Hi, Asher,
Rod,
That's intriguing. I know you know what you are talking about and it seems right. Can you give examples from your work or anyone else's? I am interested in where this works and what might limit this. From the left is in the Western tradition of reading and so that's fine, but many images are just anchored on the right.
As I'm sure you know, there is a fascinating parallel with regard to the interpretation of images with shadows and the like. Evidently, for those brought up in "Western cultures" (does that mean west of the eastern terminus of US 180?), absent any strong cues to the contrary, we interpret images with shadows as if the light arrived from the "upper left".
In aerial photo analysis, I have heard that if, for example, we have a photo of a newly-installed telephone pole line, with little mounds of soil (called "spoil") still present around the base of each pole, and if we examine the photo oriented so that the direction of the original light source is to the lower right, the little mounds will look to the observer like little craters.
I had a powerful personal experience with that. Many years ago, I bought a Kodak Instamatic 50 110-film camera. It was almost the top of the line, and had an elaborate automatic exposure mechanism. After a little over a year, that mechanism started to malfunction.
I was fortunate in having in my files the Popular Photography review of the camera, which included detailed photographs of its innards. Armed with that, I decided to disassemble the camera. I decided to do it at the office.
One of my colleagues, a very capable mechanism engineer, joined be when I did it, sitting across my wide office table from me.
As we got down to the guts, we were attempting to correlate what we saw with the photo. At one point I was interested in a little lever, which had a stiffening rib along its length. I was looking at the mechanism itself, and my colleague worked the magazine photo.
At one point I said, "now here we have a little hockey-stick shaped lever, with a stiffening rib arising upward from it". My colleague said, well, I must have the camera the other way up from the photo, since he saw in the photo a hockey-stick shaped lever but with a stiffening rib downwards.
We tried to rationalize what we saw, and it wouldn't come together. Finally, I moved to his side of the work table to get a better look at the magazine photo (the magazine was "right side up" from my side of the table, but I couldn't really see the image from there).
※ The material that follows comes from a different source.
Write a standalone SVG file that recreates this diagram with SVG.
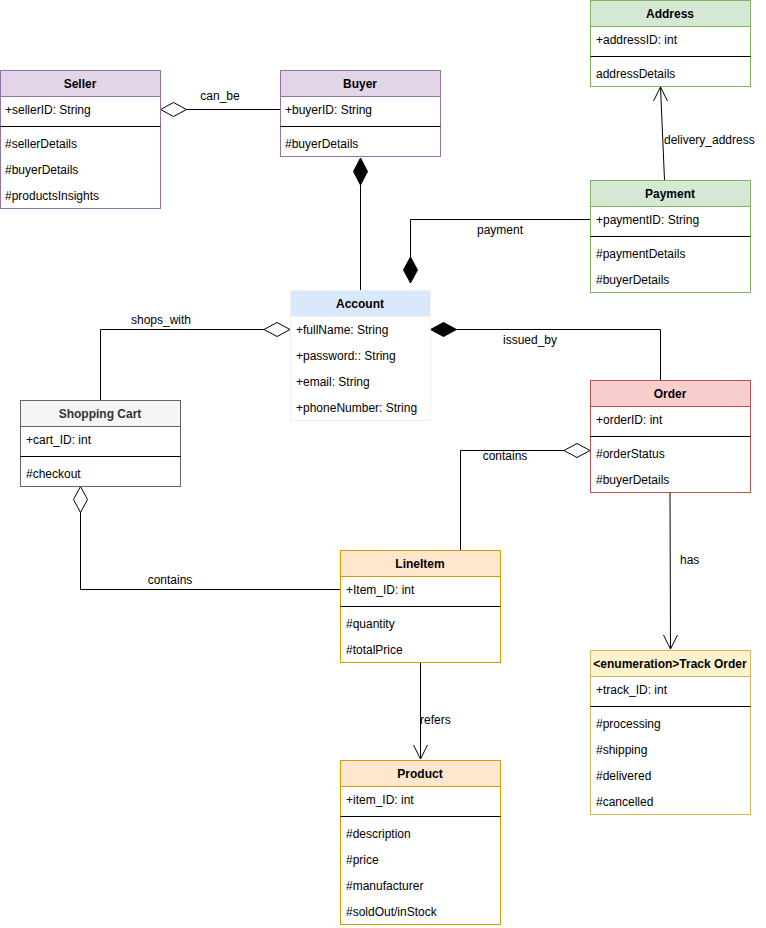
<svg xmlns="http://www.w3.org/2000/svg" width="766" height="928" viewBox="0 0 766 928">
  <style>
    text { font-family: "Liberation Sans", Arial, Helvetica, sans-serif; font-size: 12px; fill: #000; }
    .h { font-weight: bold; text-anchor: middle; }
    .box { fill: #ffffff; }
    .div { stroke: #000; stroke-width: 1; }
    .edge { fill: none; stroke: #000; stroke-width: 1; }
    .hollow { fill: #fff; stroke: #000; stroke-width: 1; }
    .solid { fill: #000; stroke: #000; stroke-width: 1; }
    .purple rect { stroke: #9673a6; }
    .purple .hd { fill: #e1d5e7; }
    .green rect { stroke: #82b366; }
    .green .hd { fill: #d5e8d4; }
    .blue rect { stroke: #f0f0f0; }
    .blue .hd { fill: #dae8fc; }
    .grey rect { stroke: #666666; }
    .grey .hd { fill: #f5f5f5; }
    .red rect { stroke: #b85450; }
    .red .hd { fill: #f8cecc; }
    .orange rect { stroke: #d79b00; }
    .orange .hd { fill: #ffe6cc; }
    .yellow rect { stroke: #d6b656; }
    .yellow .hd { fill: #fff2cc; }
  </style>

  <!-- connectors -->
  <g id="connectors">
    <!-- Seller <>- Buyer -->
    <path class="edge" d="M280.5,109.5 H186"/>
    <path class="hollow" d="M160.5,109.5 L173.5,102.5 L186.5,109.5 L173.5,116.5 Z"/>
    <text x="220" y="100" text-anchor="middle">can_be</text>

    <!-- Buyer <#>- Account -->
    <path class="edge" d="M360.5,290 V185"/>
    <path class="solid" d="M360.5,158 L367.5,171.5 L360.5,185 L353.5,171.5 Z"/>

    <!-- Account <#>- Payment -->
    <path class="edge" d="M590,219.5 H410.5 V257"/>
    <path class="solid" d="M410.5,257 L417.5,270 L410.5,283 L403.5,270 Z"/>
    <text x="500" y="234" text-anchor="middle">payment</text>

    <!-- Payment -> Address -->
    <path class="edge" d="M664.5,180 L660.5,87"/>
    <path class="edge" d="M653.5,101 L660.5,87 L667.5,101"/>
    <text x="664" y="144">delivery_address</text>

    <!-- Account <>- Shopping Cart -->
    <path class="edge" d="M100.5,400 V329.5 H264"/>
    <path class="hollow" d="M290,329.5 L277,322.5 L264,329.5 L277,336.5 Z"/>
    <text x="161" y="324" text-anchor="middle">shops_with</text>

    <!-- Account <#>- Order -->
    <path class="edge" d="M660.5,380 V329.5 H456"/>
    <path class="solid" d="M430.5,329.5 L443.5,322.5 L456.5,329.5 L443.5,336.5 Z"/>
    <text x="530" y="344" text-anchor="middle">issued_by</text>

    <!-- Order <>- LineItem -->
    <path class="edge" d="M460.5,550 V450.5 H564"/>
    <path class="hollow" d="M590,450.5 L577,443.5 L564,450.5 L577,457.5 Z"/>
    <text x="505" y="460" text-anchor="middle">contains</text>

    <!-- Shopping Cart <>- LineItem -->
    <path class="edge" d="M340,589.5 H80.5 V512"/>
    <path class="hollow" d="M80.5,486.5 L87.5,499.5 L80.5,512.5 L73.5,499.5 Z"/>
    <text x="170" y="584" text-anchor="middle">contains</text>

    <!-- LineItem -> Product -->
    <path class="edge" d="M420.5,662 V759"/>
    <path class="edge" d="M413.5,745 L420.5,759 L427.5,745"/>
    <text x="420" y="724">refers</text>

    <!-- Order -> Track Order -->
    <path class="edge" d="M670,492 L670.5,649" stroke="#333"/>
    <path class="edge" d="M663.5,635 L670.5,649 L677.5,635"/>
    <text x="680" y="564">has</text>
  </g>

  <!-- Seller -->
  <g id="seller" class="purple">
    <rect class="box" x="0.5" y="70.5" width="160" height="138"/>
    <rect class="hd" x="0.5" y="70.5" width="160" height="26"/>
    <line class="div" x1="0.5" y1="126.5" x2="160.5" y2="126.5"/>
    <text class="h" x="80" y="88">Seller</text>
    <text x="5" y="114">+sellerID: String</text>
    <text x="5" y="148">#sellerDetails</text>
    <text x="5" y="174">#buyerDetails</text>
    <text x="5" y="200">#productsInsights</text>
  </g>

  <!-- Buyer -->
  <g id="buyer" class="purple">
    <rect class="box" x="280.5" y="70.5" width="160" height="86"/>
    <rect class="hd" x="280.5" y="70.5" width="160" height="26"/>
    <line class="div" x1="280.5" y1="126.5" x2="440.5" y2="126.5"/>
    <text class="h" x="360" y="88">Buyer</text>
    <text x="285" y="114">+buyerID: String</text>
    <text x="285" y="148">#buyerDetails</text>
  </g>

  <!-- Address -->
  <g id="address" class="green">
    <rect class="box" x="590.5" y="0.5" width="160" height="86"/>
    <rect class="hd" x="590.5" y="0.5" width="160" height="26"/>
    <line class="div" x1="590.5" y1="56.5" x2="750.5" y2="56.5"/>
    <text class="h" x="670" y="18">Address</text>
    <text x="596" y="44">+addressID: int</text>
    <text x="596" y="78">addressDetails</text>
  </g>

  <!-- Payment -->
  <g id="payment" class="green">
    <rect class="box" x="590.5" y="180.5" width="160" height="112"/>
    <rect class="hd" x="590.5" y="180.5" width="160" height="26"/>
    <line class="div" x1="590.5" y1="236.5" x2="750.5" y2="236.5"/>
    <text class="h" x="670" y="198">Payment</text>
    <text x="596" y="224">+paymentID: String</text>
    <text x="596" y="258">#paymentDetails</text>
    <text x="596" y="284">#buyerDetails</text>
  </g>

  <!-- Account -->
  <g id="account" class="blue">
    <rect class="box" x="290.5" y="290.5" width="140" height="130"/>
    <rect class="hd" x="290.5" y="290.5" width="140" height="26"/>
    <text class="h" x="360" y="308">Account</text>
    <text x="296" y="334">+fullName: String</text>
    <text x="296" y="360">+password:: String</text>
    <text x="296" y="386">+email: String</text>
    <text x="296" y="412">+phoneNumber: String</text>
  </g>

  <!-- Shopping Cart -->
  <g id="shopping-cart" class="grey">
    <rect class="box" x="20.5" y="400.5" width="160" height="86"/>
    <rect class="hd" x="20.5" y="400.5" width="160" height="26"/>
    <line class="div" x1="20.5" y1="456.5" x2="180.5" y2="456.5"/>
    <text class="h" x="100" y="418" style="fill:#333">Shopping Cart</text>
    <text x="26" y="444">+cart_ID: int</text>
    <text x="26" y="478">#checkout</text>
  </g>

  <!-- Order -->
  <g id="order" class="red">
    <rect class="box" x="590.5" y="380.5" width="160" height="112"/>
    <rect class="hd" x="590.5" y="380.5" width="160" height="26"/>
    <line class="div" x1="590.5" y1="436.5" x2="750.5" y2="436.5"/>
    <text class="h" x="670" y="398">Order</text>
    <text x="596" y="424">+orderID: int</text>
    <text x="596" y="458">#orderStatus</text>
    <text x="596" y="484">#buyerDetails</text>
  </g>

  <!-- LineItem -->
  <g id="line-item" class="orange">
    <rect class="box" x="340.5" y="550.5" width="160" height="112"/>
    <rect class="hd" x="340.5" y="550.5" width="160" height="26"/>
    <line class="div" x1="340.5" y1="606.5" x2="500.5" y2="606.5"/>
    <text class="h" x="420" y="568">LineItem</text>
    <text x="346" y="594">+Item_ID: int</text>
    <text x="346" y="628">#quantity</text>
    <text x="346" y="654">#totalPrice</text>
  </g>

  <!-- Product -->
  <g id="product" class="orange">
    <rect class="box" x="340.5" y="760.5" width="160" height="164"/>
    <rect class="hd" x="340.5" y="760.5" width="160" height="26"/>
    <line class="div" x1="340.5" y1="816.5" x2="500.5" y2="816.5"/>
    <text class="h" x="420" y="778">Product</text>
    <text x="346" y="804">+item_ID: int</text>
    <text x="346" y="838">#description</text>
    <text x="346" y="864">#price</text>
    <text x="346" y="890">#manufacturer</text>
    <text x="346" y="916">#soldOut/inStock</text>
  </g>

  <!-- Track Order -->
  <g id="track-order" class="yellow">
    <rect class="box" x="590.5" y="650.5" width="160" height="164"/>
    <rect class="hd" x="590.5" y="650.5" width="160" height="26"/>
    <line class="div" x1="590.5" y1="706.5" x2="750.5" y2="706.5"/>
    <text class="h" x="670" y="668">&lt;enumeration&gt;Track Order</text>
    <text x="596" y="694">+track_ID: int</text>
    <text x="596" y="728">#processing</text>
    <text x="596" y="754">#shipping</text>
    <text x="596" y="780">#delivered</text>
    <text x="596" y="806">#cancelled</text>
  </g>
</svg>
Son-of-a-gun, from his vantage point, the lever appear to have its stiffening rib
downward. I turned the magazine photo around, and now the lever looked to both of us as if the stiffening rib was upward, as it was on the actual part.
I've heard that this assumed direction of the light source is not the same as that experienced by people from other cultures, but I don't recall the details of the various studies of the phenomenon.